An herb like cilantro or parsley does well between brassica plants because you can start harvesting the herbs very soon after planting, long before the brassicas get big and shade them. Also, cilantro and parsley like to grow in the cooler seasons of the year just as brassicas do.
Brassicas with lettuce. Lettuce is one of the best interplants for brassicas. Lettuce also prefers the cooler seasons of fall, winter, and spring so you can plant both at the same time. And lettuce grows fast. By the time the brassica plants around the lettuce start crowding it, it’s time to harvest the lettuce head. Or, if you are doing the cut-and-come-again method of harvest with lettuce or picking single leaves, you have already had many harvests before the brassicas take over the space.
Peppers with lettuce. This combo is similar to the tomatoes and cilantro combo. Lettuce doesn’t like summer heat whereas peppers do, so you allow the peppers to grow a foot or so high and then plant lettuce between them. The larger peppers then give some shade to the lettuce. I followed this schedule this year by planting a row of peppers on April 9 and then lettuce on June 13.
Another benefit of interplanting: efficient water use
Let me pause here to point out another benefit of interplanting beyond making good use of garden space and giving some plants a break from strong sun, as the above examples show. Interplanting can also aid in the efficient use of drip irrigation.
When you plant tomatoes or brassicas or other large vegetables, you must space them out to accommodate their eventual mature size. Maybe you space them two feet apart, for instance. But it’s likely that your drip lines have emitters closer together than that, perhaps every nine inches or every foot apart. In this case, if you irrigate with the drip lines after planting the tomatoes or brassicas you will be wasting water from the intermediate emitters for weeks until the plants’ roots grow out enough to access it.
Not with interplants. The interplants (think: lettuce between the brassicas or cilantro between the tomatoes) will use the water from the intermediate emitters until the big plants need it.
Now back to the combinations I like. Two more . . .
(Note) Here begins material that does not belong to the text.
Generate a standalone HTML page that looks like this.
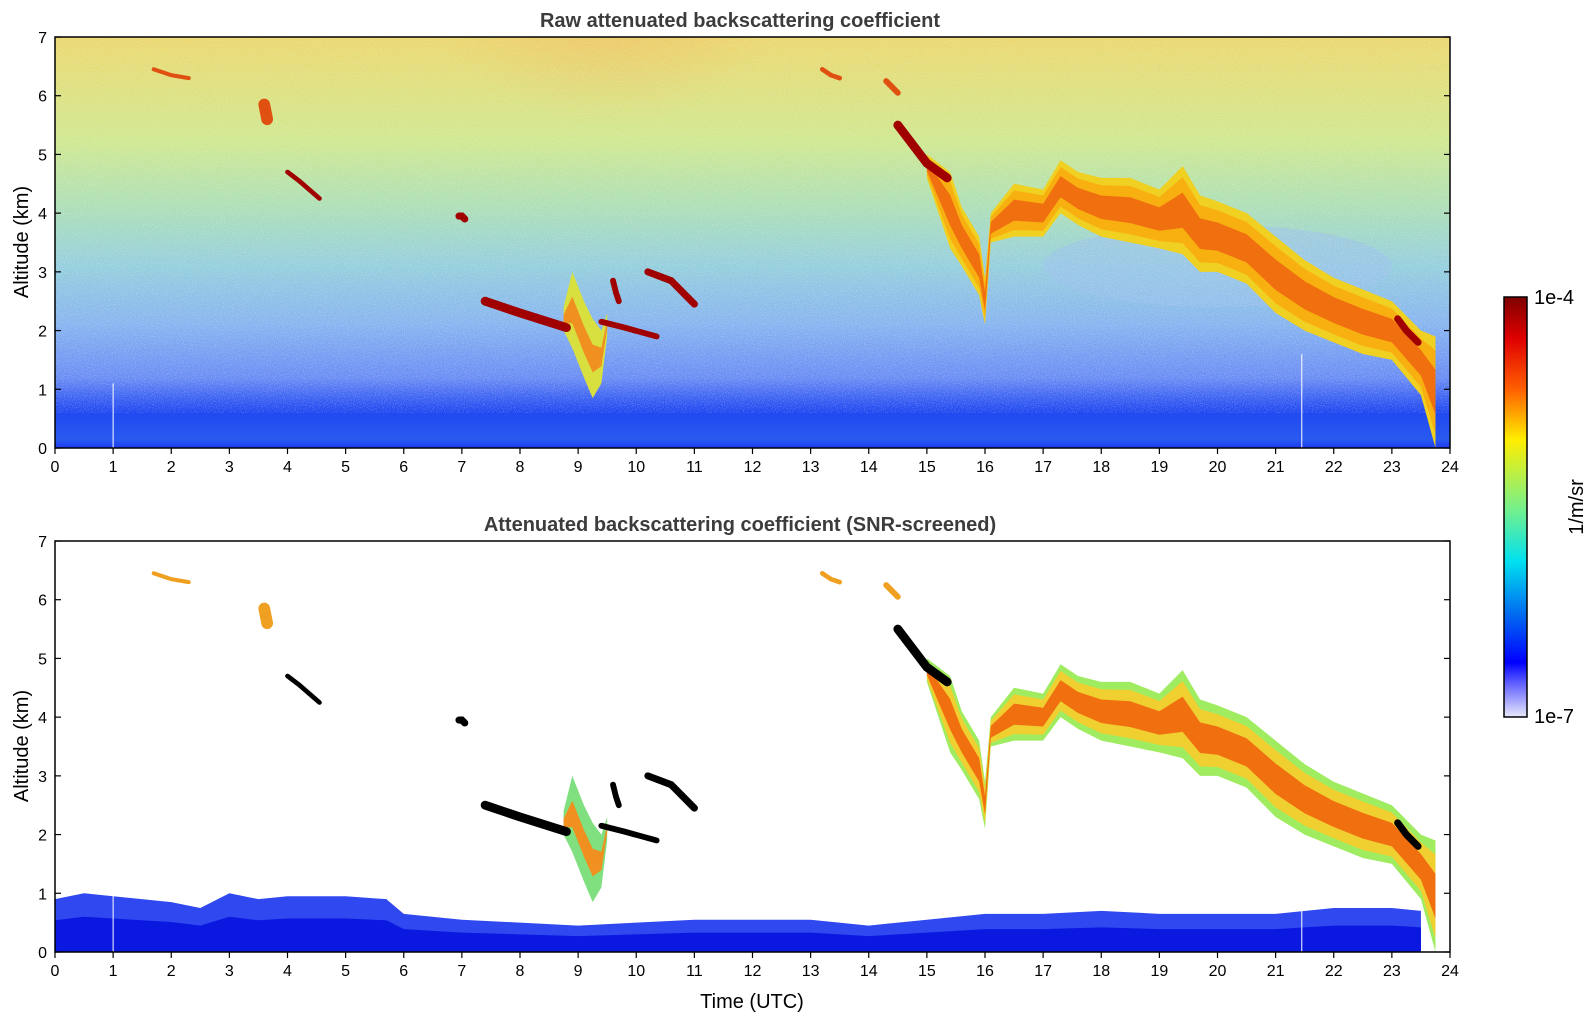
<!DOCTYPE html>
<html><head><meta charset="utf-8"><style>
html,body{margin:0;padding:0;background:#fff;}
svg text{font-family:"Liberation Sans","DejaVu Sans",sans-serif;}
</style></head><body>
<svg id="chart" width="1595" height="1020" viewBox="0 0 1595 1020" xmlns="http://www.w3.org/2000/svg">
<defs>
<linearGradient id="rawbg" x1="0" y1="1" x2="0" y2="0">
<stop offset="0" stop-color="#1a3af0"/><stop offset="0.02" stop-color="#2a5af0"/>
<stop offset="0.09" stop-color="#2048f0"/><stop offset="0.12" stop-color="#3a60f2"/>
<stop offset="0.17" stop-color="#6a8cf4"/><stop offset="0.3" stop-color="#86b4f0"/>
<stop offset="0.45" stop-color="#96d0dc"/><stop offset="0.6" stop-color="#b0e0b4"/>
<stop offset="0.75" stop-color="#d0e890"/><stop offset="1" stop-color="#ecd870"/>
</linearGradient>
<radialGradient id="orangeblob" cx="0.5" cy="0" r="0.7">
<stop offset="0" stop-color="#f07030" stop-opacity="0.9"/><stop offset="0.5" stop-color="#f0a050" stop-opacity="0.55"/><stop offset="1" stop-color="#f0c060" stop-opacity="0"/>
</radialGradient>
<linearGradient id="cbar" x1="0" y1="0" x2="0" y2="1">
<stop offset="0" stop-color="#7f0000"/><stop offset="0.1" stop-color="#e00000"/>
<stop offset="0.22" stop-color="#ff6000"/><stop offset="0.34" stop-color="#ffee00"/>
<stop offset="0.51" stop-color="#70f090"/><stop offset="0.63" stop-color="#00e0f0"/>
<stop offset="0.75" stop-color="#0070f0"/><stop offset="0.87" stop-color="#0000ff"/>
<stop offset="0.92" stop-color="#6060ff"/><stop offset="1" stop-color="#e8e8fa"/>
</linearGradient>
<filter id="noise" x="0" y="0" width="100%" height="100%">
<feTurbulence type="fractalNoise" baseFrequency="0.9" numOctaves="1" seed="3" result="n"/>
<feColorMatrix type="matrix" values="0 0 0 0 1  0 0 0 0 1  0 0 0 0 1  0 0 0 -2.2 1.2"/>
</filter>
<clipPath id="clipTop"><rect x="55" y="37" width="1395" height="411"/></clipPath>
<clipPath id="clipBot"><rect x="55" y="541" width="1395" height="411"/></clipPath>
</defs>
<g id="panels"></g>
<text x="740" y="27" text-anchor="middle" font-size="20" font-weight="bold" fill="#3c3c3c">Raw attenuated backscattering coefficient</text>
<text x="740" y="531" text-anchor="middle" font-size="20" font-weight="bold" fill="#3c3c3c">Attenuated backscattering coefficient (SNR-screened)</text>
<text transform="translate(28,242) rotate(-90)" text-anchor="middle" font-size="20" fill="#000">Altitude (km)</text>
<text transform="translate(28,746) rotate(-90)" text-anchor="middle" font-size="20" fill="#000">Altitude (km)</text>
<text x="752" y="1008" text-anchor="middle" font-size="20" fill="#000">Time (UTC)</text>
<g>
<rect x="1504" y="297" width="23" height="420" fill="url(#cbar)" stroke="#000" stroke-width="1.5"/>
<text x="1534" y="304" font-size="20">1e-4</text>
<text x="1534" y="723" font-size="20">1e-7</text>
<text transform="translate(1583,507) rotate(-90)" text-anchor="middle" font-size="20">1/m/sr</text>
</g>
</svg>
<script>
// ---- data (hours, km) ----
const hourTicks=[0,1,2,3,4,5,6,7,8,9,10,11,12,13,14,15,16,17,18,19,20,21,22,23,24];
const altTicks=[0,1,2,3,4,5,6,7];
// main cloud band
const bandT   =[15.0,15.4,15.6,15.9,16.0,16.1,16.5,17.0,17.3,17.6,18.0,18.5,19.0,19.4,19.7,20.0,20.5,21.0,21.5,22.0,22.5,23.0,23.5,23.75];
const bandTop =[5.0, 4.7, 4.1, 3.6, 2.9, 4.0, 4.5, 4.4, 4.9, 4.7, 4.6, 4.6, 4.4, 4.8, 4.3, 4.2, 4.0, 3.6, 3.2, 2.9, 2.7, 2.5, 2.0, 1.9];
const bandBase=[4.6, 3.4, 3.1, 2.6, 2.1, 3.5, 3.6, 3.6, 4.0, 3.8, 3.6, 3.5, 3.4, 3.3, 3.0, 3.0, 2.8, 2.3, 2.0, 1.8, 1.6, 1.5, 0.9, 0.0];
// fall streak near 9h
const streakT   =[8.75,8.9,9.1,9.25,9.4,9.5];
const streakTop =[2.4,3.0,2.5,2.2,2.0,2.3];
const streakBase=[2.0,1.7,1.2,0.85,1.1,1.9];
// thin dense cloud segments
const segStart=[[7.4,2.5],[9.4,2.15],[10.2,3.0],[9.6,2.85],[4.0,4.7],[14.5,5.5],[1.7,6.45],[13.2,6.45],[14.3,6.25],[6.95,3.95],[23.1,2.2],[3.6,5.85]];
const segEnd  =[[8.8,2.05],[10.35,1.9],[11.0,2.45],[9.7,2.5],[4.55,4.25],[15.35,4.6],[2.3,6.3],[13.5,6.3],[14.5,6.05],[7.05,3.9],[23.45,1.8],[3.65,5.6]];
const segThick=[0.15,0.1,0.12,0.1,0.08,0.15,0.07,0.08,0.1,0.12,0.12,0.2];
const segMid  =[[8.0,2.3],[9.8,2.05],[10.6,2.85],[9.65,2.65],[4.2,4.55],[15.0,4.85],[2.0,6.35],[13.35,6.35],[14.4,6.15],[7.0,3.95],[23.25,2.0],[3.62,5.75]];
// boundary-layer top in screened panel
const blT  =[0,0.5,1,2,2.5,3,3.5,4,5,5.7,6,7,8,9,10,11,12,13,14,15,16,17,18,19,20,21,22,23,23.5];
const blTop=[0.9,1.0,0.95,0.85,0.75,1.0,0.9,0.95,0.95,0.9,0.65,0.55,0.5,0.45,0.5,0.55,0.55,0.55,0.45,0.55,0.65,0.65,0.7,0.65,0.65,0.65,0.75,0.75,0.7];

const NS='http://www.w3.org/2000/svg';
const X0=55,PX=58.125,PH=411;
function X(t){return X0+t*PX;}
function Yf(top){return z=>top+(7-z)*PH/7;}
function mk(tag,attrs,parent){const e=document.createElementNS(NS,tag);for(const k in attrs)e.setAttribute(k,attrs[k]);parent.appendChild(e);return e;}
function bandPath(ts,tops,bases,Y){let d='M'+X(ts[0])+','+Y(tops[0]);for(let i=1;i<ts.length;i++)d+='L'+X(ts[i])+','+Y(tops[i]);for(let i=ts.length-1;i>=0;i--)d+='L'+X(ts[i])+','+Y(bases[i]);return d+'Z';}
function shrink(ts,tops,bases,f){const t2=[],b2=[];for(let i=0;i<ts.length;i++){const m=(tops[i]+bases[i])/2,h=(tops[i]-bases[i])*f/2;t2.push(m+h);b2.push(m-h);}return [t2,b2];}
const root=document.getElementById('panels');

function panel(top,raw,name){
  const Y=Yf(top);
  const g=mk('g',{'clip-path':raw?'url(#clipTop)':'url(#clipBot)'},root);
  
  
  if(raw){
    const bg=mk('rect',{x:X0,y:top,width:1395,height:PH,fill:'url(#rawbg)'},g);
    
    
    mk('ellipse',{cx:X(9.5),cy:top,rx:PX*3,ry:PH*0.55,fill:'url(#orangeblob)'},g);
    mk('ellipse',{cx:X(20),cy:Y(3.1),rx:PX*3,ry:PH*0.1,fill:'#9cc0ee',opacity:0.5},g);
    mk('rect',{x:X0,y:Y(7),width:1395,height:Y(0.6)-Y(7),filter:'url(#noise)',opacity:0.35},g);
  }else{
    let d='M'+X(blT[0])+','+Y(0);
    for(let i=0;i<blT.length;i++)d+='L'+X(blT[i])+','+Y(blTop[i]);
    d+='L'+X(23.5)+','+Y(0)+'Z';
    const bl=mk('path',{d:d,fill:'#3048f0'},g);
    
    
    let d2='M'+X(blT[0])+','+Y(0);
    for(let i=0;i<blT.length;i++)d2+='L'+X(blT[i])+','+Y(blTop[i]*0.6);
    d2+='L'+X(23.5)+','+Y(0)+'Z';
    mk('path',{d:d2,fill:'#0a18e0'},g);
  }
  // main band
  const outer=mk('path',{d:bandPath(bandT,bandTop,bandBase,Y),fill:raw?'#f0d020':'#a0ec60'},g);
  
  
  let s=shrink(bandT,bandTop,bandBase,0.75);
  mk('path',{d:bandPath(bandT,s[0],s[1],Y),fill:raw?'#f8b010':'#f0d030'},g);
  s=shrink(bandT,bandTop,bandBase,0.4);
  mk('path',{d:bandPath(bandT,s[0],s[1],Y),fill:'#f07010'},g);
  // streak
  const st=mk('path',{d:bandPath(streakT,streakTop,streakBase,Y),fill:raw?'#d8e040':'#80e080'},g);
  
  
  s=shrink(streakT,streakTop,streakBase,0.35);
  mk('path',{d:bandPath(streakT,s[0],s[1],Y),fill:'#f09020'},g);
  // segments
  for(let i=0;i<segStart.length;i++){
    const w=segThick[i]*PH/7;
    const dense=i<6||i===9||i===10;
    const col=dense?(raw?'#a00000':'#000'):(raw?'#e05010':'#f0a020');
    const p=mk('polyline',{points:[segStart[i],segMid[i],segEnd[i]].map(q=>X(q[0])+','+Y(q[1])).join(' '),fill:'none',stroke:col,'stroke-width':w,'stroke-linecap':'round'},g);
    
    
  }
  // white gap lines
  mk('line',{x1:X(1),x2:X(1),y1:Y(1.1),y2:Y(0),stroke:'#fff','stroke-width':1},g);
  mk('line',{x1:X(21.45),x2:X(21.45),y1:Y(raw?1.6:0.7),y2:Y(0),stroke:'#fff','stroke-width':1},g);
  // frame
  const fr=mk('rect',{x:X0,y:top,width:1395,height:PH,fill:'none',stroke:'#000','stroke-width':1.5},root);
  
  
  // ticks
  hourTicks.forEach(h=>{
    mk('line',{x1:X(h),x2:X(h),y1:top+PH,y2:top+PH+6,stroke:'#000','stroke-width':1.2},root);
    const t=mk('text',{x:X(h),y:top+PH+24,'text-anchor':'middle','font-size':16},root);
    
    
    t.textContent=h;
  });
  altTicks.forEach(a=>{
    mk('line',{x1:X0,x2:X0+6,y1:Y(a),y2:Y(a),stroke:'#000','stroke-width':1.2},root);
    mk('line',{x1:1450-6,x2:1450,y1:Y(a),y2:Y(a),stroke:'#000','stroke-width':1.2},root);
    const t=mk('text',{x:X0-8,y:Y(a)+6,'text-anchor':'end','font-size':16},root);
    
    
    t.textContent=a;
  });
}
panel(37,true,'raw');
panel(541,false,'screened');
</script>
</body></html>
Corn with potatoes. This is more of a succession planting than an interplanting, but here is why I’ve included it. Late summer is a good time to plant potatoes in Southern California, but the soil is very warm in late summer and potatoes prefer it on the cool side (between 60 and 70 degrees is usually cited as optimal). What I do is grow a crop of corn and then right about harvest time I plant the potatoes right next to the base of each corn stalk. From there I make sure the corn still has enough soil moisture to get through harvest, but as soon as possible I stop watering the corn. The potatoes in the ground below do not need much soil moisture to sprout and get growing. The dying corn stalks continue to provide shade as the potatoes sprout in the relatively cooler soil below. I only remove the dead corn stalks once they start falling over or when the growing potato plants below need more sun.
Sunflowers with peas. There’s a fun story about how I discovered this effective combination. Rather than repeating it here, I’ll direct you to it in my post, “Gardening with kids.”
Speaking of sunflowers, a few years ago I noticed in a friend’s garden that he had interplanted sunflowers with lettuce in June, using the sunflowers for light shade over the lettuce as I had done with my peppers shown above. This combination seemed to be working well.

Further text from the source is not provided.